Design scholars may notice something else. The map actually combines characteristics of the two most famous NYC subway maps in history. The first map is that by Massimo Vignelli, who simplified the snaking subway system into a clean diagram which traded geographic literality for graphical clarity. This elegant simplification turns the confounding subway into a logical system. But the main Vignelli map was scorned by New Yorkers because it wasn’t an actual map, and it was quickly replaced (though a permutation actually lives on as the MTA’s Weekender diagram, which signals weekend services). Meanwhile, the primary map the MTA uses today was created by Unimark International and Michael Hertz Associates. It’s more geographically accurate, but it actually condenses information that was in the Vignelli map.
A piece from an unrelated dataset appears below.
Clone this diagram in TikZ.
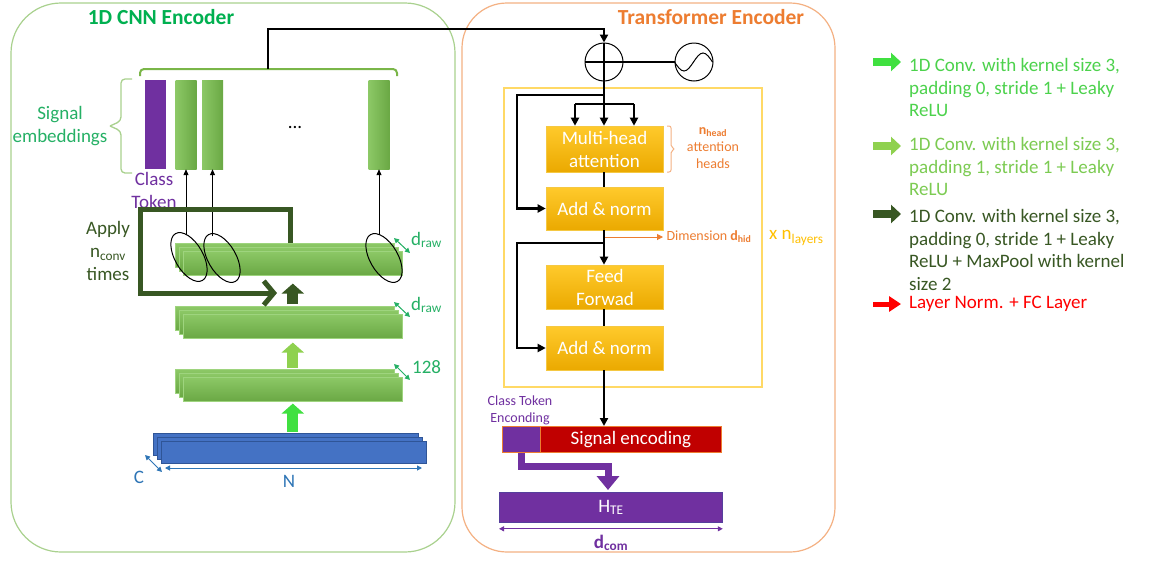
\documentclass[tikz,border=0pt]{standalone}
\usepackage{fontspec}
\setmainfont{Carlito}
\usetikzlibrary{arrows.meta,shapes.geometric,calc}
\definecolor{pgreen}{HTML}{A9D18E}
\definecolor{tgreen}{HTML}{00B050}
\definecolor{egreen}{HTML}{25B065}
\definecolor{purp}{HTML}{7030A0}
\definecolor{darkg}{HTML}{385723}
\definecolor{barT}{HTML}{8CC866}
\definecolor{barB}{HTML}{6AA844}
\definecolor{barE}{HTML}{9ED47E}
\definecolor{brightg}{HTML}{40E040}
\definecolor{lightg}{HTML}{8FD14F}
\definecolor{lg1txt}{HTML}{4CD24C}
\definecolor{lg2txt}{HTML}{7CCB52}
\definecolor{bfill}{HTML}{4472C4}
\definecolor{bdraw}{HTML}{2F5597}
\definecolor{btxt}{HTML}{2E75B6}
\definecolor{orng}{HTML}{ED7D31}
\definecolor{porng}{HTML}{F4B183}
\definecolor{yel}{HTML}{FFC000}
\definecolor{yframe}{HTML}{FFD966}
\definecolor{yT}{HTML}{FFCA2C}
\definecolor{yB}{HTML}{EBA900}
\definecolor{yE}{HTML}{F5C842}
\definecolor{dred}{HTML}{C00000}
\definecolor{lred}{HTML}{FF0000}
\definecolor{braceg}{HTML}{7AB648}
\begin{document}
\begin{tikzpicture}[x=1pt,y=-1pt,
  f19/.style={font=\fontsize{19}{23}\selectfont},
  f14/.style={font=\fontsize{14}{17}\selectfont},
  ftitle/.style={font=\fontsize{21.5}{25}\selectfont\bfseries},
  flegend/.style={font=\fontsize{19}{22.7}\selectfont, anchor=north west, inner sep=0pt, align=left},
  glayer/.style={anchor=north west, minimum width=219pt, minimum height=24pt, inner sep=0pt, top color=barT, bottom color=barB, draw=barE, line width=0.6pt},
  blayer/.style={anchor=north west, minimum width=265pt, minimum height=22pt, inner sep=0pt, fill=bfill, draw=bdraw, line width=0.8pt},
  embbar/.style={minimum width=21pt, minimum height=89pt, inner sep=0pt},
  ell/.style={draw=black, ellipse, minimum width=54pt, minimum height=28pt, inner sep=0pt, rotate=-60, line width=1pt},
  thinarrow/.style={draw=black, line width=0.9pt, -{Triangle[length=6pt,width=5pt]}},
  blk/.style={draw=#1, line width=11pt, -{Triangle[length=10pt,width=22pt]}},
  conn/.style={draw=black, line width=2.6pt, line join=miter},
  tip/.style={-{Triangle[length=8pt,width=8pt]}},
  ybox/.style={minimum width=117pt, inner sep=0pt, top color=yT, bottom color=yB, draw=yE, line width=0.6pt, text=white, f19, align=center},
  dimarrow/.style={line width=1pt, {Triangle[length=5pt,width=5pt]}-{Triangle[length=5pt,width=5pt]}},
  legarrow/.style={draw=#1, line width=8pt, -{Triangle[length=10pt,width=18pt]}}
]
\useasboundingbox (0,0) rectangle (1153,560);
\fill[white] (0,0) rectangle (1153,560);

% ---------- panels ----------
\draw[pgreen, line width=1.2pt, rounded corners=50pt] (11,3) rectangle (455,552);
\draw[porng, line width=1.2pt, rounded corners=45pt] (462,3) rectangle (835,552);
\node[ftitle, text=tgreen] (t1) at (161,17) {1D CNN Encoder};
\node[ftitle, text=orng] (t2) at (711,17) {Transformer Encoder};

% ---------- signal embeddings ----------
\node[embbar, fill=purp] (ct) at (155,124.5) {};
\node[embbar, left color=barT, right color=barB] (e1) at (186,124.5) {};
\node[embbar, left color=barT, right color=barB] (e2) at (212.5,124.5) {};
\node[embbar, left color=barT, right color=barB] (en) at (379,124.5) {};
\node[f19] (dots) at (295,127) {...};
\draw[braceg, line width=2pt, rounded corners=4pt] (140,76) -- (140,69) -- (397,69) -- (397,76);
\draw[pgreen, line width=1.3pt, rounded corners=4pt] (132,79) -- (121,79) -- (121,121) -- (110,126);
\draw[pgreen, line width=1.3pt, rounded corners=4pt] (110,126) -- (121,131) -- (121,173) -- (132,173);
\node[f19, text=egreen, align=center] (selab) at (60,126) {Signal\\embeddings};
\node[f19, text=purp, align=center] (ctlab) at (154,190) {Class\\Token};

% ---------- stacks ----------
\foreach \k/\yy in {1/369, 2/306, 3/243}{
  \foreach \i in {0,1,2}{
    \node[glayer] (s\k-\i) at ({175+4*\i},{\yy+4*\i}) {};
  }
}
\foreach \i in {0,1,2}{
  \node[blayer] (b-\i) at ({153+4*\i},{433+4*\i}) {};
}

% ellipses and arrows to the embeddings
\node[ell] (el1) at (189,257) {};
\node[ell] (el2) at (222,258) {};
\node[ell] (el3) at (384,258) {};
\coordinate (a1) at (186,235);
\coordinate (a2) at (212.5,236);
\coordinate (a3) at (379,235);
\draw[thinarrow] (a1) -- (a1 |- e1.south);
\draw[thinarrow] (a2) -- (a2 |- e2.south);
\draw[thinarrow] (a3) -- (a3 |- en.south);

% loop
\coordinate (L1) at (140,209);
\coordinate (L2) at (277,293);
\draw[darkg, line width=5pt, line join=miter, -{Straight Barb[length=10pt,width=24pt]}] ([xshift=6pt]s3-0.north) |- (L1) |- (L2);
\node[f19, text=darkg, align=center] (apply) at (108,251) {Apply\\n\textsubscript{conv}\\times};

% block arrows
\draw[blk=darkg, shorten <=2pt, shorten >=8pt] (s3-2.south |- s2-0.north) -- (s3-2.south);
\draw[blk=lightg, shorten <=1pt, shorten >=4pt] (s2-2.south |- s1-0.north) -- (s2-2.south);
\draw[blk=brightg, shorten <=1pt, shorten >=2pt] (s1-2.south |- b-0.north) -- (s1-2.south);

% dimension labels
\coordinate (d1a) at (394,238); \coordinate (d1b) at (410,253);
\coordinate (d2a) at (394,302); \coordinate (d2b) at (410,317);
\coordinate (d3a) at (394,364); \coordinate (d3b) at (410,380);
\draw[dimarrow, draw=egreen, fill=egreen] (d1a) -- (d1b);
\draw[dimarrow, draw=egreen, fill=egreen] (d2a) -- (d2b);
\draw[dimarrow, draw=egreen, fill=egreen] (d3a) -- (d3b);
\node[f19, text=egreen, anchor=west, inner sep=0pt] (dr1) at (411,240) {d\textsubscript{raw}};
\node[f19, text=egreen, anchor=west, inner sep=0pt] (dr2) at (411,305) {d\textsubscript{raw}};
\node[f19, text=egreen, anchor=west, inner sep=0pt] (dr3) at (412,367) {128};

\coordinate (ca) at (145,455); \coordinate (cb) at (162,472);
\coordinate (na) at (165,468); \coordinate (nb) at (422,468);
\draw[dimarrow, draw=btxt, fill=btxt] (ca) -- (cb);
\draw[dimarrow, draw=btxt, fill=btxt] (na) -- (nb);
\node[f19, text=btxt] (clab) at (139,477) {C};
\node[f19, text=btxt] (nlab) at (289,481) {N};

% top connector
\node[draw=black, line width=1pt, circle, minimum size=38pt, inner sep=0pt] (plus) at (604,62) {};
\node[draw=black, line width=1pt, circle, minimum size=38pt, inner sep=0pt] (pe) at (694,62) {};
\draw[line width=1pt] (pe.west) sin ++(9.5,9) cos ++(9.5,-9) sin ++(9.5,-9) cos ++(9.5,9);
\coordinate (bj) at (268,69);
\coordinate (topy) at (0,29);
\draw[conn, tip] (bj) -- (bj |- topy) -| (plus.north);
\draw[conn] (plus.west) -- (pe.west);

% ---------- transformer ----------
\node[draw=yframe, line width=1.2pt, minimum width=258pt, minimum height=299pt, inner sep=0pt] (yb) at (633,237.5) {};
\node[ybox, minimum height=46pt] (mha) at (604.5,149) {Multi-head\\attention};
\node[ybox, minimum height=43pt] (an1) at (604.5,208.5) {Add \& norm};
\node[ybox, minimum height=44pt] (ff) at (605,287) {Feed\\Forwad};
\node[ybox, minimum height=44pt] (an2) at (604.5,348) {Add \& norm};

\coordinate (j1) at (604,95);
\coordinate (j2) at (604,104);
\coordinate (qL) at (575,104);
\coordinate (qR) at (634,104);
\coordinate (r1) at (517,95);
\coordinate (j3) at (604,243);
\coordinate (r2) at (517,243);
\draw[conn] (plus.north) -- (plus.south) -- (j2);
\draw[conn] (qL) -- (qR);
\draw[conn, tip] (qL) -- (qL |- mha.north);
\draw[conn, tip] (j2) -- (j2 |- mha.north);
\draw[conn, tip] (qR) -- (qR |- mha.north);
\draw[conn, tip] (j1) -- (r1) |- (an1.west);
\draw[conn] (j2 |- mha.south) -- (j2 |- an1.north);
\draw[conn, tip] (j2 |- an1.south) -- (j2 |- ff.north);
\draw[conn, tip] (j3) -- (r2) |- (an2.west);
\draw[conn] (j2 |- ff.south) -- (j2 |- an2.north);

% n_head brace
\draw[porng, line width=1pt, rounded corners=2pt] (667,126) -- (671,126) -- (671,147) -- (675,149) -- (671,151) -- (671,172) -- (667,172);
\node[f14, text=orng, align=center] (nh) at (713,148) {\textbf{n\textsubscript{head}}\\attention\\heads};

\coordinate (dimS) at (605,237);
\draw[orng, line width=1pt, -{Triangle[length=6pt,width=6pt]}] (dimS) -- ++(58,0) node[anchor=west, inner sep=3pt, f14, text=orng] (dimlab) {Dimension \textbf{d\textsubscript{hid}}};
\node[f19, text=yel, anchor=west, inner sep=0pt] (nl) at (769,238) {x n\textsubscript{layers}};

% outputs
\node[draw=orng, line width=0.8pt, fill=purp, minimum width=38pt, minimum height=26pt, inner sep=0pt, anchor=north west] (ctok) at (502,426) {};
\node[draw=orng, line width=0.8pt, fill=dred, minimum width=181pt, minimum height=26pt, inner sep=0pt, anchor=north west, text=white, f19] (senc) at (540,426) {Signal encoding};
\draw[conn, tip] (j2 |- an2.south) -- (j2 |- senc.north);
\node[f14, text=purp, align=center] (ctelab) at (520,410) {Class Token\\Enconding};
\node[draw=bdraw!40!purp, line width=0.8pt, fill=purp, minimum width=223pt, minimum height=30pt, inner sep=0pt, anchor=north west, text=white, f19] (hte) at (499,492) {H\textsubscript{TE}};
\coordinate (pb) at (608,466);
\draw[purp, line width=7pt, line join=miter, shorten >=2pt, -{Triangle[length=14pt,width=22pt]}] (ctok.south) |- (pb) -- (pb |- hte.north);
\draw[dimarrow, draw=purp, fill=purp] ([yshift=-6pt]hte.south west) -- ([yshift=-6pt]hte.south east);
\node[f19, text=purp] (dcom) at (611,543) {\textbf{d\textsubscript{com}}};

% ---------- legend ----------
\coordinate (lg1a) at (873,62);  \coordinate (lg1b) at (901,62);
\coordinate (lg2a) at (873,146); \coordinate (lg2b) at (901,146);
\coordinate (lg3a) at (873,214); \coordinate (lg3b) at (901,214);
\coordinate (lg4a) at (873,304); \coordinate (lg4b) at (901,304);
\draw[legarrow=brightg] (lg1a) -- (lg1b);
\draw[legarrow=lightg] (lg2a) -- (lg2b);
\draw[legarrow=darkg] (lg3a) -- (lg3b);
\draw[lred, line width=5pt, -{Triangle[length=12pt,width=15pt]}] (lg4a) -- (lg4b);
\node[flegend, text=lg1txt] (lt1) at (909,58) {1D Conv. with kernel size 3,\\padding 0, stride 1 + Leaky\\ReLU};
\node[flegend, text=lg2txt] (lt2) at (909,137) {1D Conv. with kernel size 3,\\padding 1, stride 1 + Leaky\\ReLU};
\node[flegend, text=darkg] (lt3) at (909,209) {1D Conv. with kernel size 3,\\padding 0, stride 1 + Leaky\\ReLU + MaxPool with kernel\\size 2};
\node[flegend, text=lred] (lt4) at (909,296) {Layer Norm. + FC Layer};
\end{tikzpicture}
\end{document}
For example, it combines individual train lines such as the C, D, and E lines into singular trunks. (See below for an exclusive video on the making of the new mapping tool, by filmmaker Gary Hustwit.)
“The Vignelli diagram is still in use on the Weekender because the purpose of the Weekender is to show change of service on the weekend,” says Memória. You can’t show that the A line is closed and the B line us running, unless you have the individual track fidelity of the Vignelli diagram.
However, Work & Co designers couldn’t simply digitize the Vignelli diagram if they wanted to include the option to see your own location, and how close you were to the nearest station. “Today’s expectations is that when you open any map product you have a blue GPS dot telling you where you are,” says Memória. “It would be disappointing to make a map that doesn’t have that feature. But you couldn’t put that in the Vignelli diagram because it’s not a representation of geography.”
What Work & Co did, over the course of two years, was to create a new, digital map, that could combine the best of both worlds, including “the richness of the Hertz map and the clarity of the Vignelli diagram to have something that works for everybody,” says Memória.
Zoomed in, the new map shows the individual train lines, just like Vignelli wanted. If any stretch of a subway line is down, it’s subtly grayed out, which Memória points out is a very natural cue for something being unavailable in digital apps. On top of this, Work & Co took some liberties. Namely, Vignelli used circle to indicate stations. But in the case that a train is running one direction only, that circle is change to a triangle, which points the way. It’s just the sort of brilliant tweak that Vignelli couldn’t have used in the static print era of maps.
As you zoom out, you’ll see that the entire subway system maps to the geography of New York, and the individual train lines simplify themselves into clean trunks. That’s the Hertz influence. Work & Co added some more features, though, including airports, tunnels, and station entrances and exits, which you won’t see on printed maps. They also kept Hertz’s more organic curves, which actually appear dynamically as you zoom out, almost as if you’re toggling between Vignelli and Hertz’s sensibilities.
“This map miraculously resolves the opposing design philosophies of Massimo Vignelli & Michael Hertz,” wrote graphic designer Michael Bierut upon seeing the new map, “in a way that I suspect would please both of them.”